[MATERIAL PROVIDED]:
_____

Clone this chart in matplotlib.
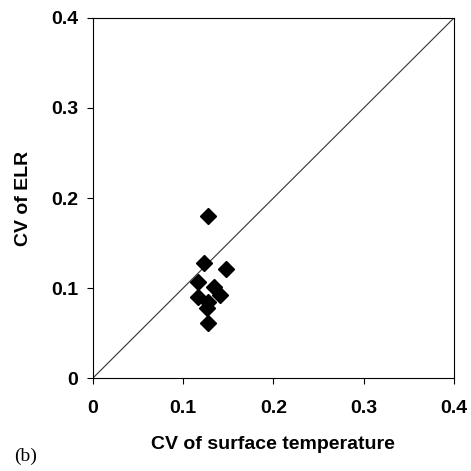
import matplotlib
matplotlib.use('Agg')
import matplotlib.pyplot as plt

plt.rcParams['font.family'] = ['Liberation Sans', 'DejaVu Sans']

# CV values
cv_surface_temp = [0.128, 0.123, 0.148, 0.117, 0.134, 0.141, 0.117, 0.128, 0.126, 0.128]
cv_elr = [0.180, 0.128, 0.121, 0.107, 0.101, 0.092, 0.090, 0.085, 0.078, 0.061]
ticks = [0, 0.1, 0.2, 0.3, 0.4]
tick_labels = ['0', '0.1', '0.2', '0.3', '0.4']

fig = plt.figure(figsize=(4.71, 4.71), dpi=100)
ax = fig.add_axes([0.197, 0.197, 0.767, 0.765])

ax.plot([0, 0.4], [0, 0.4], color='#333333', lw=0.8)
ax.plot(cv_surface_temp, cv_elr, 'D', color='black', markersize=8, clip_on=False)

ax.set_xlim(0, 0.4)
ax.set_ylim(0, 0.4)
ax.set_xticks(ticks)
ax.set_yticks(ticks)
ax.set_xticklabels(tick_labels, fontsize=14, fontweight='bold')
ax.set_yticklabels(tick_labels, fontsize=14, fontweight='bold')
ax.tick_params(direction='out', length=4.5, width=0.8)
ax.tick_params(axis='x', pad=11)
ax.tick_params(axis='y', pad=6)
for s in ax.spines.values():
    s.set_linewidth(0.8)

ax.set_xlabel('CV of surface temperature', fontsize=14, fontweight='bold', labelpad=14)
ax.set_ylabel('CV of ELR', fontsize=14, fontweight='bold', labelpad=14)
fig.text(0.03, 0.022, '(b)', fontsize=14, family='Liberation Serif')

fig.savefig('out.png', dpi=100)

_____

[INSTRUCTIONS FOR THE TASK]:
Repeat the material above in full and unchanged, minus its images.

[FULL SOLUTION]:
Clone this chart in matplotlib.
import matplotlib
matplotlib.use('Agg')
import matplotlib.pyplot as plt

plt.rcParams['font.family'] = ['Liberation Sans', 'DejaVu Sans']

# CV values
cv_surface_temp = [0.128, 0.123, 0.148, 0.117, 0.134, 0.141, 0.117, 0.128, 0.126, 0.128]
cv_elr = [0.180, 0.128, 0.121, 0.107, 0.101, 0.092, 0.090, 0.085, 0.078, 0.061]
ticks = [0, 0.1, 0.2, 0.3, 0.4]
tick_labels = ['0', '0.1', '0.2', '0.3', '0.4']

fig = plt.figure(figsize=(4.71, 4.71), dpi=100)
ax = fig.add_axes([0.197, 0.197, 0.767, 0.765])

ax.plot([0, 0.4], [0, 0.4], color='#333333', lw=0.8)
ax.plot(cv_surface_temp, cv_elr, 'D', color='black', markersize=8, clip_on=False)

ax.set_xlim(0, 0.4)
ax.set_ylim(0, 0.4)
ax.set_xticks(ticks)
ax.set_yticks(ticks)
ax.set_xticklabels(tick_labels, fontsize=14, fontweight='bold')
ax.set_yticklabels(tick_labels, fontsize=14, fontweight='bold')
ax.tick_params(direction='out', length=4.5, width=0.8)
ax.tick_params(axis='x', pad=11)
ax.tick_params(axis='y', pad=6)
for s in ax.spines.values():
    s.set_linewidth(0.8)

ax.set_xlabel('CV of surface temperature', fontsize=14, fontweight='bold', labelpad=14)
ax.set_ylabel('CV of ELR', fontsize=14, fontweight='bold', labelpad=14)
fig.text(0.03, 0.022, '(b)', fontsize=14, family='Liberation Serif')

fig.savefig('out.png', dpi=100)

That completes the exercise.